Cacciatore's Fightin Phils squad rode the historic seasons of Rhys Hoskins and MiLBY Top Offensive Player Dylan Cozens into the Eastern League semifinals, and Cacciatore believes Cozens' progress in particular owes something to the workload planned by Andy Tracy, Philadelphia's Minor League hitting coordinator.
"The way we structure our work as the Phillies organization, and the way Andy Tracy sets up the structure of how we do our work, and with [Cozens] buying into the program, doing his work, and plus maturing as a player and a person, to me, he's on the verge of just shooting up," Cacciatore said.
Jordan admitted that following Cozens and Hoskins was a particularly gratifying experience as the duo combined for 78 homers, 241 RBIs and 29 stolen bases.
"It was very satisfying. Starting with Cozens, the thing that's so hard to keep focused on here is, this guy never played baseball full-time until he was a professional. It was always kind of a second sport for him," Jordan said of the former high school football standout. "He had a lot to learn, and he's interested in the whole game. His offensive numbers grabbed all the attention -- and I get it, because it's been very fun to watch -- but what he did on the bases, what he did in the outfield, he's evolved into a baseball player. The talent is taking over for him.
"Rhys is smart. Since the day we got him, he's hit, he's driven in runs and he has a good plan. He's a very consistent player at the plate. With a runner on third base and less than two outs, he's very happy to take a groundball to get the run in. He's a mature guy, and he's going to be a productive big league hitter. Those two guys fed off each other. There were other good players on that team, but those two had a thing going on, and the deeper it got, the more they fed off each other. They enjoyed it. It was special."
Cozens and Hoskins came into the system via the Draft, as did Crawford -- MLB.com's No. 2 overall prospect --- and other top prospects like Mickey Moniak and Kevin Gowdy (2016), Cornelius Randolph and Scott Kingery (2015), Andrew Knapp (2013), Roman Quinn (2011) and others. When prepping for the Draft, Phillies scouts evaluate much more than raw talent.
"I think [our scouts] know what they're looking for. They have a good feel for what plays," Jordan said. "The thing that I've been impressed with, and this goes back the last couple years but even beyond that, is that we get good character guys.
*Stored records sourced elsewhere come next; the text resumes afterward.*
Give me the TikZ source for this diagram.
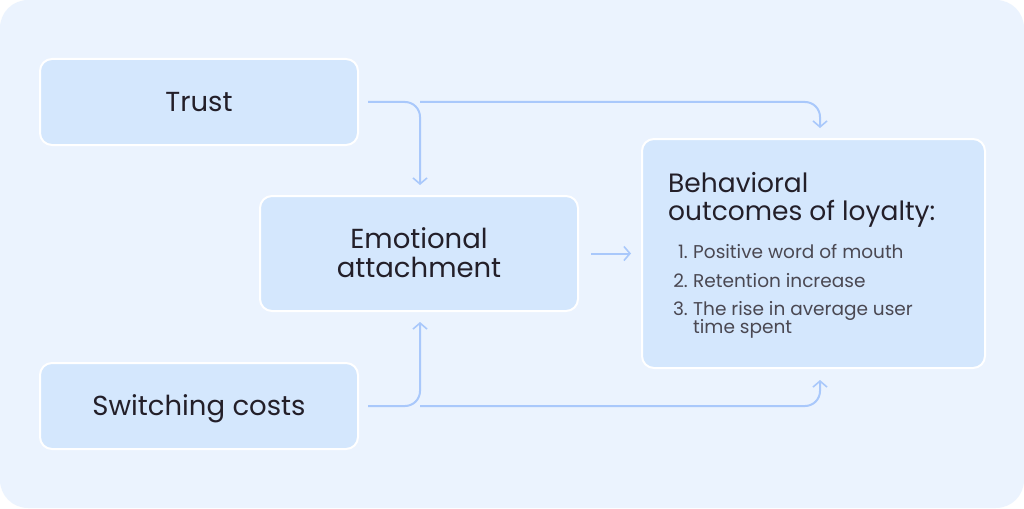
\documentclass[tikz,border=0pt]{standalone}
\usepackage{fontspec}
\setmainfont{Poppins}
\usetikzlibrary{arrows.meta}
\definecolor{bgc}{HTML}{EBF3FE}
\definecolor{boxc}{HTML}{D4E7FD}
\definecolor{linec}{HTML}{A9C8FB}
\definecolor{txt}{HTML}{231F29}
\definecolor{sub}{HTML}{4A4852}
\begin{document}
\begin{tikzpicture}[x=1pt,y=-1pt,
  box/.style={draw=white,line width=2pt,fill=boxc,rounded corners=12pt,inner sep=0pt},
  lbl/.style={text=txt,font=\fontsize{27.5}{29}\selectfont,align=center},
  conn/.style={draw=linec,line width=2pt,rounded corners=15pt,-{Straight Barb[length=6pt,width=14pt,line width=1.6pt]}},
  item/.style={text=sub,font=\fontsize{18.5}{18}\selectfont,anchor=base west,inner sep=0pt}]
\useasboundingbox (0,0) rectangle (1024,508);
\fill[white] (0,0) rectangle (1024,508);
\fill[bgc,rounded corners=28pt] (0,0) rectangle (1024,508);
\node[box,minimum width=318pt,minimum height=86pt] (trust) at (199,102) {};
\node[lbl,anchor=base] at (199,111) {Trust};
\node[box,minimum width=318pt,minimum height=86pt] (switch) at (199,406) {};
\node[lbl,anchor=base] at (199,415) {Switching costs};
\node[box,minimum width=318pt,minimum height=115pt] (emo) at (419,253.5) {};
\node[lbl,anchor=base] at (419,277) {Emotional\\attachment};
\node[box,minimum width=343pt,minimum height=229pt] (beh) at (813.5,253.5) {};
\node[text=txt,font=\fontsize{26.5}{28}\selectfont,align=left,anchor=base west,inner sep=0pt] at (668,220) {Behavioral\\outcomes of loyalty:};
\node[item,anchor=base east] at (688,258) {1.};
\node[item] at (693,258) {Positive word of mouth};
\node[item,anchor=base east] at (688,287) {2.};
\node[item] at (693,287) {Retention increase};
\node[item,anchor=base east] at (688,315) {3.};
\node[item] at (693,315) {The rise in average user};
\node[item] at (693,333) {time spent};
% connectors
\coordinate (t1) at (420,185);
\coordinate (t2) at (820,128);
\coordinate (s1) at (420,322);
\coordinate (s2) at (820,380);
\draw[conn] ([xshift=9pt]trust.east) -- (420,102) -- (t1);
\draw[conn] (420,102) -- (820,102) -- (t2);
\draw[conn] ([xshift=9pt]switch.east) -- (420,406) -- (s1);
\draw[conn] (420,406) -- (820,406) -- (s2);
\draw[conn] ([xshift=12pt]emo.east) -- ([xshift=-10pt]beh.west);
\end{tikzpicture}
\end{document}
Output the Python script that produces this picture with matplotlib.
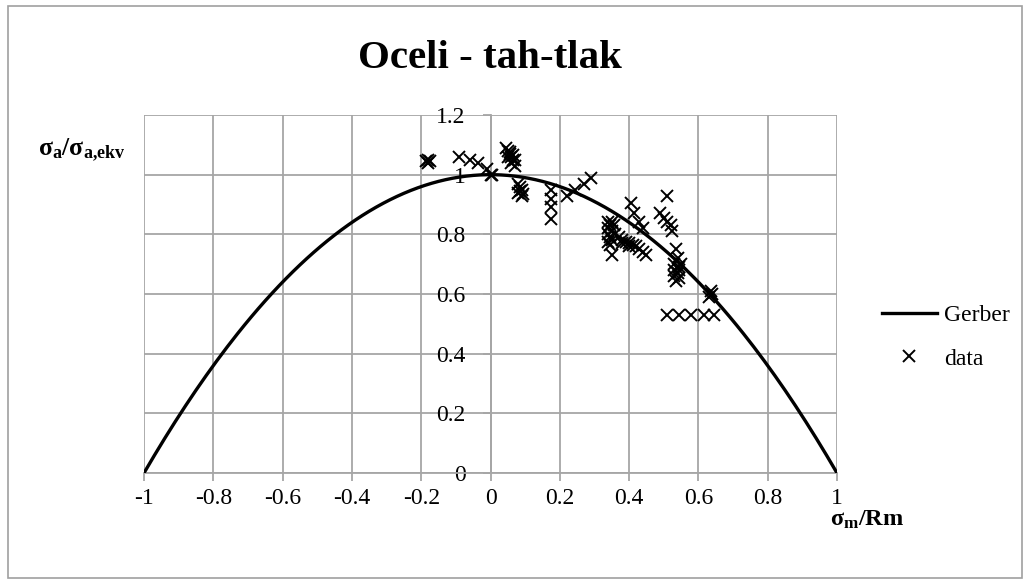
import numpy as np
import matplotlib
matplotlib.use('Agg')
from matplotlib import pyplot as plt
from matplotlib.patches import Rectangle
from matplotlib.lines import Line2D

plt.rcParams['font.family'] = ['Liberation Serif', 'DejaVu Serif']
plt.rcParams['mathtext.fontset'] = 'custom'
plt.rcParams['mathtext.rm'] = 'Liberation Serif'
plt.rcParams['mathtext.bf'] = 'Liberation Serif:bold'

title = 'Oceli - tah-tlak'
x_ticks = [-1, -0.8, -0.6, -0.4, -0.2, 0, 0.2, 0.4, 0.6, 0.8, 1]
y_ticks = [0, 0.2, 0.4, 0.6, 0.8, 1, 1.2]

# measured points (sigma_m/Rm, sigma_a/sigma_a,ekv)
data_x = [-0.18, -0.18, -0.175, -0.185,
          -0.09, -0.06, -0.035, -0.01, 0.0, 0.005,
          0.045, 0.05, 0.055, 0.06, 0.05, 0.065, 0.06, 0.07, 0.055, 0.065, 0.07,
          0.08, 0.085, 0.09, 0.08, 0.09, 0.085, 0.095,
          0.175, 0.175, 0.175, 0.175,
          0.22, 0.245, 0.27, 0.29,
          0.34, 0.345, 0.34, 0.35, 0.34, 0.345, 0.35, 0.34, 0.355, 0.36, 0.35, 0.345, 0.35,
          0.37, 0.38, 0.39, 0.40, 0.41, 0.42, 0.43, 0.44, 0.45, 0.40, 0.38,
          0.405, 0.415, 0.43, 0.44,
          0.51, 0.49, 0.50, 0.51, 0.525, 0.52,
          0.535, 0.54, 0.53, 0.545, 0.53, 0.54, 0.53, 0.545, 0.535, 0.55, 0.545,
          0.635, 0.63, 0.64,
          0.51, 0.545, 0.58, 0.615, 0.645]
data_y = [1.04, 1.05, 1.045, 1.045,
          1.06, 1.05, 1.04, 1.02, 1.0, 1.0,
          1.09, 1.08, 1.07, 1.06, 1.06, 1.05, 1.04, 1.03, 1.075, 1.065, 1.05,
          0.97, 0.96, 0.95, 0.94, 0.93, 0.945, 0.935,
          0.95, 0.92, 0.89, 0.85,
          0.93, 0.95, 0.97, 0.99,
          0.84, 0.83, 0.82, 0.81, 0.80, 0.79, 0.78, 0.775, 0.83, 0.80, 0.84, 0.765, 0.73,
          0.79, 0.78, 0.775, 0.77, 0.765, 0.76, 0.75, 0.74, 0.73, 0.76, 0.77,
          0.905, 0.87, 0.84, 0.82,
          0.93, 0.87, 0.855, 0.84, 0.81, 0.83,
          0.75, 0.72, 0.70, 0.69, 0.68, 0.67, 0.66, 0.655, 0.645, 0.70, 0.68,
          0.61, 0.59, 0.60,
          0.53, 0.53, 0.53, 0.53, 0.53]

# Gerber parabola
gx = np.linspace(-1, 1, 201)
gy = 1 - gx ** 2

fig = plt.figure(figsize=(10.3, 5.84), dpi=100)
ax = fig.add_axes([144 / 1030, 1 - 473 / 584, (837 - 144) / 1030, (473 - 115) / 584])

grid_c = '#a6a6a6'
ax.plot(gx, gy, color='black', lw=2.4, label='Gerber', zorder=3)
ax.plot(data_x, data_y, ls='none', marker='x', ms=9, mew=1.4, color='black',
        label='data', zorder=4)

ax.set_xlim(-1, 1)
ax.set_ylim(0, 1.2)
ax.set_xticks(x_ticks)
ax.set_yticks(y_ticks)
ax.set_xticklabels(['%g' % v for v in x_ticks])
ax.set_yticklabels(['%g' % v for v in y_ticks])
ax.grid(True, color=grid_c, lw=1.3)
ax.set_axisbelow(True)

for s in ['top', 'right']:
    ax.spines[s].set_visible(False)
ax.spines['left'].set_position(('data', 0))
ax.spines['left'].set_color(grid_c)
ax.spines['left'].set_linewidth(1.3)
ax.spines['bottom'].set_color(grid_c)
ax.spines['bottom'].set_linewidth(1.3)
ax.tick_params(axis='x', direction='out', length=6, width=1.3, color=grid_c,
               labelsize=17, pad=5)
ax.tick_params(axis='y', direction='out', length=6, width=1.3, color=grid_c,
               labelsize=17, pad=12)

fig.text(490 / 1030, 1 - 58 / 584, title, ha='center', va='center',
         fontsize=29.5, fontweight='bold')
fig.text(38 / 1030, 1 - 150 / 584, r'$\mathbf{σ_a/σ_{a{,}ekv}}$', ha='left',
         va='center', fontsize=18.5)
fig.text(830 / 1030, 1 - 520 / 584, r'$\mathbf{σ_m/Rm}$', ha='left',
         va='center', fontsize=17.5)

handles = [Line2D([0], [0], color='black', lw=2.4),
           Line2D([0], [0], ls='none', marker='x', ms=9, mew=1.4, color='black')]
fig.legend(handles, ['Gerber', 'data'], loc='center left',
           bbox_to_anchor=(861 / 1030, 1 - 337 / 584), frameon=False,
           fontsize=17, handlelength=2.3, handletextpad=0.3, labelspacing=0.95)

fig.patches.append(Rectangle((8 / 1030, 6 / 584), 1014 / 1030, 572 / 584,
                             transform=fig.transFigure, fill=False,
                             edgecolor='#a0a0a0', lw=1.2))

fig.savefig('out.png', dpi=100)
Our players play for each other. We have a good culture. We have a good thing going in that regard. Mickey Moniak is a talented player. Gowdy is a talented player. But the thing is, they're really good kids. When I look back over the last four or five Drafts, we have very good character people."
Having talented, "good character people" surrounded by worthy peers and working through deliberately tailored development plans has delivered good results.
"It's a combination of a lot of people doing a lot of good things," Jordan said. "I don't have any question -- what's happening is a result of our players getting better. Our talent is so much stronger than it's been since I've been here.
"There are things we're doing, obviously, on the field, but there are things we're doing off the field, too, with our Latin players and the cultural adjustments, and with cultural development. We really believe that in the National League, the way to win is to build baseball players. Their talent is their talent, but we try to build baseball players. It sounds overly simple, but that's our approach -- if guys know how to play the game, you're going to win games."
To Cacciatore, it seems that sooner rather than later the franchise will be winning games on the Major League level, in a big way.
"Things happen pretty quick. You get one or two extra pieces, and before you know it, you're back on top," he said. "It's really fun to watch the type of talent and also the quality of the individuals we're getting, and between those two things, it's real good time to be a Phillie."